Réforme du CSM : le garde des Sceaux à la recherche d'un consensus politique
Réclamée par les magistrats, plusieurs fois reportée, la réforme du Conseil supérieur de la magistrature (CSM), gage d'indépendance pour la justice, arrive à l'Assemblée nationale dans une version a minima que l'exécutif espère assez consensuelle pour être inscrite dans la Constitution.
"Cette réforme est de bon sens, nécessaire, urgente et simple", a proclamé mardi 22 le garde des Sceaux Jean-Jacques Urvoas devant la commission des Lois de l'Assemblée, où le texte sera débattu en séance publique le 5 avril.
Les principales fonctions du CSM sont de nommer les magistrats et d'en être l'instance disciplinaire. Il est composé de deux "formations", l'une indépendante pour les magistrats du siège qui instruisent et jugent, et l'autre, liée au pouvoir politique, pour les magistrats du parquet. Or, depuis plus de dix ans, le législateur renforce les pouvoirs des parquetiers au détriment des juges, comme c'est aujourd'hui à nouveau le cas avec la réforme pénale antiterroriste en cours d'examen au Sénat.
Le projet de réforme du CSM, qui ne compte que trois articles, entend conforter l'indépendance statutaire des membres du parquet, comme le recommande la Cour européenne des droits de l'Homme (CEDH). S'il est adopté, le CSM n'aura plus la fonction constitutionnelle "d'assister le président de la République" mais de concourir "à garantir" l'"indépendance" de l'autorité judiciaire.
Les noms des hauts magistrats du parquet seront toujours proposés par le ministère de la Justice mais celui-ci ne pourra procéder à leur nomination sans "un avis conforme" du CSM, ce qui implique un accord et limite les nominations "politiques".
En réalité, depuis 2009, aucun garde des Sceaux n'est passé outre aux avis du CSM mais "rien n'est durable sans les institutions", a fait valoir Jean-Jacques Urvoas, citant Jean Monnet. Enfin, c'est "la formation du CSM compétent pour les magistrats du parquet" qui statuera comme conseil de discipline pour les parquetiers et non plus la chancellerie.

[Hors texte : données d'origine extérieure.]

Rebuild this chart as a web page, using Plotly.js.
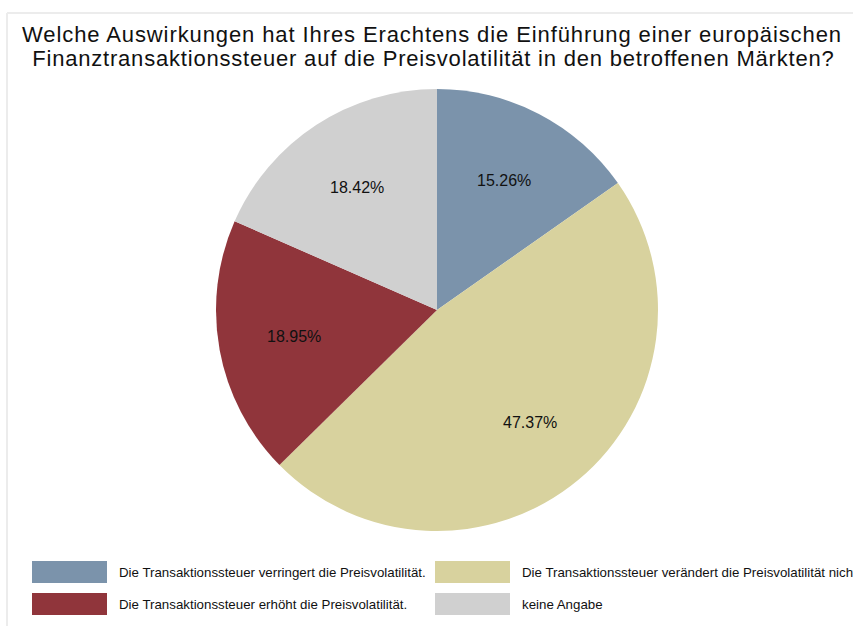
<!DOCTYPE html>
<html>
<head>
<meta charset="utf-8">
<script src="https://cdn.plot.ly/plotly-3.0.1.min.js"></script>
<style>
html,body{margin:0;padding:0;background:#fff;}
#chart{width:853px;height:626px;}
#chart text.gtitle{letter-spacing:0.9px;}
#chart g.annotation[data-index="0"] text{letter-spacing:0.8px;}
</style>
</head>
<body>
<div id="chart"></div>
<script>
const titleLines = [
  "Welche Auswirkungen hat Ihres Erachtens die Einführung einer europäischen",
  "Finanztransaktionssteuer auf die Preisvolatilität in den betroffenen Märkten?"
];
const categories = [
  "Die Transaktionssteuer verringert die Preisvolatilität.",
  "Die Transaktionssteuer verändert die Preisvolatilität nicht.",
  "Die Transaktionssteuer erhöht die Preisvolatilität.",
  "keine Angabe"
];
const values = [15.26, 47.37, 18.95, 18.42];
const colors = ["#7b93ab", "#d8d29e", "#90353b", "#d0d0d0"];

const W = 853, H = 626;
const cx = 437, cy = 310, R = 221;
const FONT = "Liberation Sans, Arial, sans-serif";
const dom = {
  x: [(cx - R) / W, (cx + R) / W],
  y: [(H - cy - R) / H, (H - cy + R) / H]
};

const trace = {
  type: "pie",
  labels: categories,
  values: values,
  sort: false,
  direction: "clockwise",
  rotation: 0,
  marker: {colors: colors, line: {width: 0}},
  textinfo: "none",
  hoverinfo: "label+percent",
  showlegend: false,
  domain: dom
};

const annotations = [];
// second title line (index 0)
annotations.push({
  xref: "paper", yref: "paper",
  x: 433 / W, y: 1 - 58.5 / H,
  text: titleLines[1], showarrow: false,
  xanchor: "center", yanchor: "middle",
  font: {family: FONT, size: 22, color: "#111"}
});

// percentage labels placed along slice bisectors
const total = values.reduce((a, b) => a + b, 0);
let cum = 0;
values.forEach((v) => {
  const mid = (cum + v / 2) / total * 2 * Math.PI;
  cum += v;
  const px = cx + 0.66 * R * Math.sin(mid);
  const py = cy - 0.66 * R * Math.cos(mid);
  annotations.push({
    xref: "paper", yref: "paper",
    x: px / W, y: 1 - py / H,
    text: (v / total * 100).toFixed(2) + "%",
    showarrow: false,
    font: {family: FONT, size: 16, color: "#111"},
    xanchor: "center", yanchor: "middle"
  });
});

// legend (2 x 2 grid)
const shapes = [];
const legCols = [32, 435];
const legRows = [572, 604];
const swW = 75, swH = 22;
const legendOrder = [[0, 0, 0], [1, 1, 0], [2, 0, 1], [3, 1, 1]];
legendOrder.forEach(([i, col, row]) => {
  const x0 = legCols[col], yc = legRows[row];
  shapes.push({
    type: "rect", xref: "paper", yref: "paper",
    x0: x0 / W, x1: (x0 + swW) / W,
    y0: 1 - (yc + swH / 2) / H, y1: 1 - (yc - swH / 2) / H,
    fillcolor: colors[i], line: {width: 0}
  });
  annotations.push({
    xref: "paper", yref: "paper",
    x: (x0 + swW + 10) / W, y: 1 - yc / H,
    text: categories[i], showarrow: false,
    xanchor: "left", yanchor: "middle",
    font: {family: FONT, size: 13.3, color: "#111"}
  });
});

// faint frame (left and top edges)
shapes.push({type: "line", xref: "paper", yref: "paper", x0: 7 / W, x1: 7 / W, y0: 0, y1: 1 - 13 / H, line: {color: "#ececec", width: 2}});
shapes.push({type: "line", xref: "paper", yref: "paper", x0: 7 / W, x1: 1, y0: 1 - 13 / H, y1: 1 - 13 / H, line: {color: "#ececec", width: 2}});

const layout = {
  width: W, height: H,
  margin: {l: 0, r: 0, t: 0, b: 0},
  paper_bgcolor: "#fff",
  plot_bgcolor: "#fff",
  title: {
    text: titleLines[0],
    x: 432 / W, xanchor: "center", xref: "paper",
    y: 1 - 34.5 / H, yanchor: "middle", yref: "container",
    font: {family: FONT, size: 22, color: "#111"}
  },
  annotations: annotations,
  shapes: shapes
};

Plotly.newPlot("chart", [trace], layout, {displayModeBar: false, staticPlot: true});
</script>
</body>
</html>
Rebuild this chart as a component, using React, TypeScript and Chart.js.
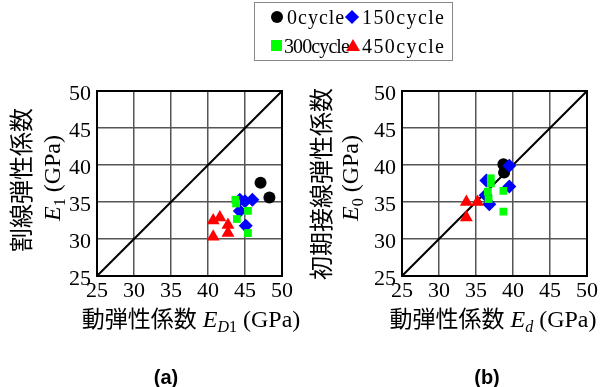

"C'est mieux que rien mais le lien entre parquet et pouvoir n'est pas rompu", juge Virginie Duval, présidente de l'Union syndicale des magistrats (USM, majoritaire). Elle regrette que les magistrats ne soient plus majoritaires au CSM -sur 15 membres de chaque formation, huit sont membres de la société civile- et que la "formation" du parquet ne puisse pas désigner elle-même ses hauts magistrats comme peut le faire la "formation" des juges.
Début janvier, le président François Hollande avait surpris en proposant de faire voter le texte sur le CSM, à côté des mesures post-attentats, dans le cadre de la réforme constitutionnelle à venir. Ce projet de réforme faisait partie de ses engagements de campagne mais il avait été suspendu en juillet 2013 après que le Sénat eut totalement vidé de sa substance un texte plus ambitieux voté en juin par l'Assemblée.
Trois ans plus tard, c'est pourtant le texte du Sénat qui sera présenté en seconde lecture à l'Assemblée où l'exécutif espère qu'il sera voté dans les mêmes termes.
"Ce n'est pas le texte voté par l'Assemblée. Néanmoins ce qui en demeure est l'essentiel", a fait valoir Jean-Jacques Urvoas évoquant un possible "consensus" autour d'une "noble cause". Mais son enthousiasme a été douché en commission par les députés LR et des radicaux de gauche qui ont déjà exprimé des réserves sur le projet.
"L'exécutif se dit: aller au congrès avec juste l'état d'urgence, sans la déchéance de la nationalité qui n'aboutira pas, c'est un peu cheap", a commenté Philippe Houillon (LR) dénonçant "une manœuvre politique". "On ne fera pas une bonne réforme constitutionnelle qui prend l'eau de toute part sur deux demi-sujets", a abondé Guy Geoffroy (LR). Son collègue Guillaume Larrivé (LR) a lui rappelé au ministre ses propos de député, après le vote du Sénat.
"Il n'y a aucune pertinence à ce que l'Assemblée soit ressaisie d'un texte vidé de son cœur", avait déclaré Jean-Jacques Urvoas avant finalement de s'engager, dès 2015, avec le soutien du Président, dans un travail de lobbyiste, rencontrant notamment les anciens gardes des Sceaux, pour relancer la réforme du CSM.